Baby Rudin Theorem 1.20 (b) Proof

The integers $m_1$ and $m_2$ serve to bound $nx$ between two integers. The set $$=\{-m_2+1,-m_2+2,\ldots,m_1\}$$ is a finite set of integers, so we can choose the smallest member $m$ of this set such that $nx<m$.

If we knew that $nx$ was positive, we wouldn’t need $m_2$: we could just choose the smallest positive integer $m$ such that $nx<m$, since every non-empty set of positive integers has a least element. In fact, we can use that well-ordering principle directly, once we have $m_1$ and $m_2$. Let

$$M=\{m\in\Bbb Z^+:m-m_2>nx\}\;.$$

Then $M\ne\varnothing$, since $m_1+m_2\in M$, so $M$ has a least element, say $k$. Let $m=k-m_2$. Then $m>nx$. However, $k-1\notin M$, so $m-1=k-1-m_2\not>nx$, i.e., $m-1\le nx$. But note that I needed both $m_1$ and $m_2$ to carry out this argument: $m_1$ is needed to ensure that there is at least one integer that’s big enough to exceed $nx$, and $m_2$ is needed to ensure that not every integer is big enough.

This essentially requires either induction or the well-ordering property of the natural numbers.

Let $S=\{s\in \mathbb N:m_2+s>nx\}$.

We know that $m_1-m_2\in S$. So $S$ is a non-empty set of natural numbers. By the well-ordering principle, we know that there is an $s_0$ that is the least element of $S$.

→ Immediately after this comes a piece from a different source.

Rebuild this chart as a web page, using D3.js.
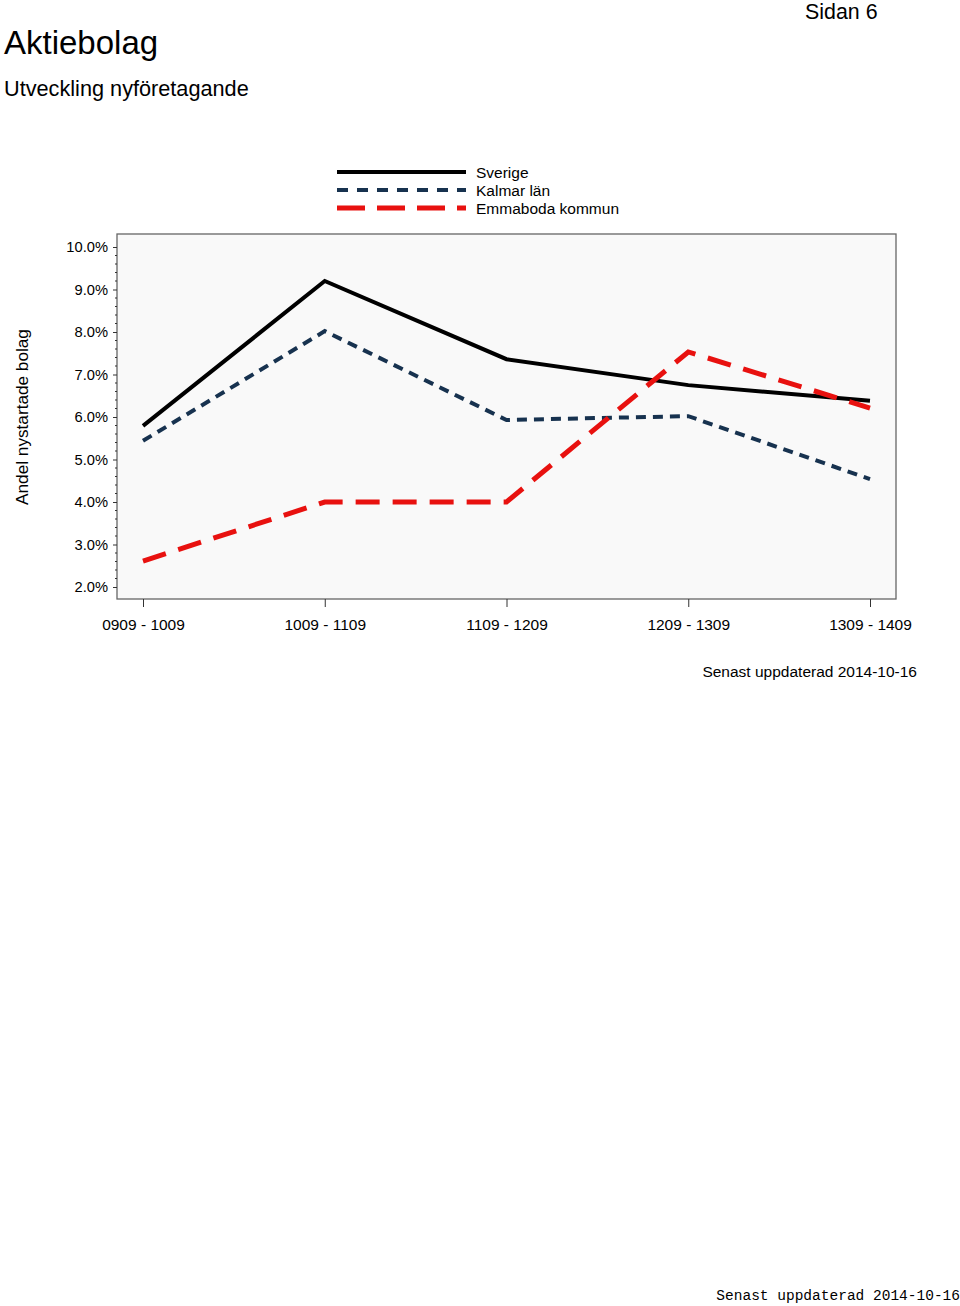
<!DOCTYPE html>
<html><head><meta charset="utf-8">
<script src="https://cdn.jsdelivr.net/npm/d3@7"></script>
<style>
body{margin:0;background:#fff;}
svg{display:block;font-family:"Liberation Sans",Arial,sans-serif;}
</style></head><body>
<svg id="c" width="960" height="1306"></svg>
<script>
const categories = ["0909 - 1009","1009 - 1109","1109 - 1209","1209 - 1309","1309 - 1409"];
const sverige = [5.79, 9.20, 7.36, 6.75, 6.38];
const kalmar = [5.44, 8.02, 5.93, 6.02, 4.54];
const emmaboda = [2.61, 4.00, 4.00, 7.53, 6.21];
const yTicks = [2,3,4,5,6,7,8,9,10];
const seriesNames = ["Sverige","Kalmar län","Emmaboda kommun"];

const svg = d3.select("#c");
const frame = {x0:117, x1:896, y0:234, y1:599};
const x = d3.scalePoint().domain(categories).range([143, 870]);
const y = d3.scaleLinear().domain([2,10]).range([587, 247]);

svg.append("text").attr("x",4).attr("y",54).attr("font-size",33).attr("fill","#000").text("Aktiebolag");
svg.append("text").attr("x",4).attr("y",96).attr("font-size",21.7).attr("fill","#000").text("Utveckling nyföretagande");
svg.append("text").attr("x",805).attr("y",19).attr("font-size",21.4).attr("fill","#000").text("Sidan 6");

// plot frame
svg.append("rect").attr("x",frame.x0).attr("y",frame.y0).attr("width",frame.x1-frame.x0).attr("height",frame.y1-frame.y0)
  .attr("fill","#f9f9f9").attr("stroke","#666").attr("stroke-width",1.3);

// y axis
const yAx = svg.append("g").attr("transform",`translate(${frame.x0},0)`)
  .call(d3.axisLeft(y).tickValues(yTicks).tickSize(4).tickFormat(d=>d3.format(".1f")(d)+"%"));
yAx.select(".domain").remove();
yAx.selectAll("line").attr("stroke","#333");
yAx.selectAll("text").attr("font-size",14.7).attr("font-family","Liberation Sans, Arial, sans-serif").attr("fill","#000").attr("x",-9);
// minor ticks
const minor = d3.range(2,10.001,0.2).filter(v=>Math.abs(v-Math.round(v))>0.01);
svg.append("g").selectAll("line").data(minor).join("line")
  .attr("x1",frame.x0-2).attr("x2",frame.x0).attr("y1",d=>y(d)).attr("y2",d=>y(d)).attr("stroke","#333").attr("stroke-width",1);

// x axis
const xAx = svg.append("g").attr("transform",`translate(0,${frame.y1})`)
  .call(d3.axisBottom(x).tickSize(8).tickPadding(12));
xAx.select(".domain").remove();
xAx.selectAll("line").attr("stroke","#333");
xAx.selectAll("text").attr("font-size",15.5).attr("font-family","Liberation Sans, Arial, sans-serif").attr("fill","#000");

svg.append("text").attr("transform","translate(28,417) rotate(-90)").attr("text-anchor","middle")
  .attr("font-size",17.2).attr("fill","#000").text("Andel nystartade bolag");

const styles = [
  {data:sverige, color:"#000000", w:4, dash:null},
  {data:kalmar, color:"#17324f", w:4, dash:"10,7"},
  {data:emmaboda, color:"#e8110f", w:5, dash:"24,13"}
];
const line = d3.line().x((d,i)=>x(categories[i])).y(d=>y(d));
styles.forEach(s=>{
  svg.append("path").datum(s.data).attr("d",line).attr("fill","none").attr("stroke",s.color)
    .attr("stroke-width",s.w).attr("stroke-dasharray",s.dash).attr("stroke-linejoin","miter");
});

// legend
const legY = [172,190,208];
const legDash = [null,"11,9","28,12"];
styles.forEach((s,i)=>{
  svg.append("line").attr("x1",337).attr("x2",466).attr("y1",legY[i]).attr("y2",legY[i])
    .attr("stroke",s.color).attr("stroke-width",s.w).attr("stroke-dasharray",legDash[i]);
  svg.append("text").attr("x",476).attr("y",legY[i]+6).attr("font-size",15.5).attr("fill","#000").text(seriesNames[i]);
});

svg.append("text").attr("x",917).attr("y",677).attr("text-anchor","end").attr("font-size",15.5).attr("fill","#000").text("Senast uppdaterad 2014-10-16");
svg.append("text").attr("x",960).attr("y",1300).attr("text-anchor","end").attr("font-size",14.5)
  .attr("font-family","Liberation Mono, Courier New, monospace").attr("fill","#000").text("Senast uppdaterad 2014-10-16");
</script>
</body></html>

You also know that $s_0\neq 0$, since $m_2+0=m_2\leq nx$.

Finally, we know that $s_0-1\in\mathbb N$ since $s_0\neq 0$ and $s_0\in\mathbb N$ (with $0\in \mathbb N$). Since $s_0$ was the least element of $S$, we know that $s_0-1\notin S$, so $m_2+s_0-1 \leq nx$. But this means that $m=m_2+s_0$ has the property that: $$m-1 \leq nx < m$$

Alternatively, you can prove by induction on $d$ the following theorem:

If $n\in\mathbb Z$, $d\in\mathbb Z^+$ and $y\in\mathbb R$ such that $n\leq y<n+d$ then there exists $m\in\mathbb Z$ such that $m-1\leq y < m$.

Proof:

If $d=1$ then $m=n+1$ suffices.

If true for $d$, we will prove it for $d+1$.

If $n\leq y\leq n+d+1$ then either $n\leq y <n+d$ or $n+d\leq y <n+d+1$. In the former case, we can find $m$ by induction, and in the latter case, we have $m=n+d+1$ is a solution.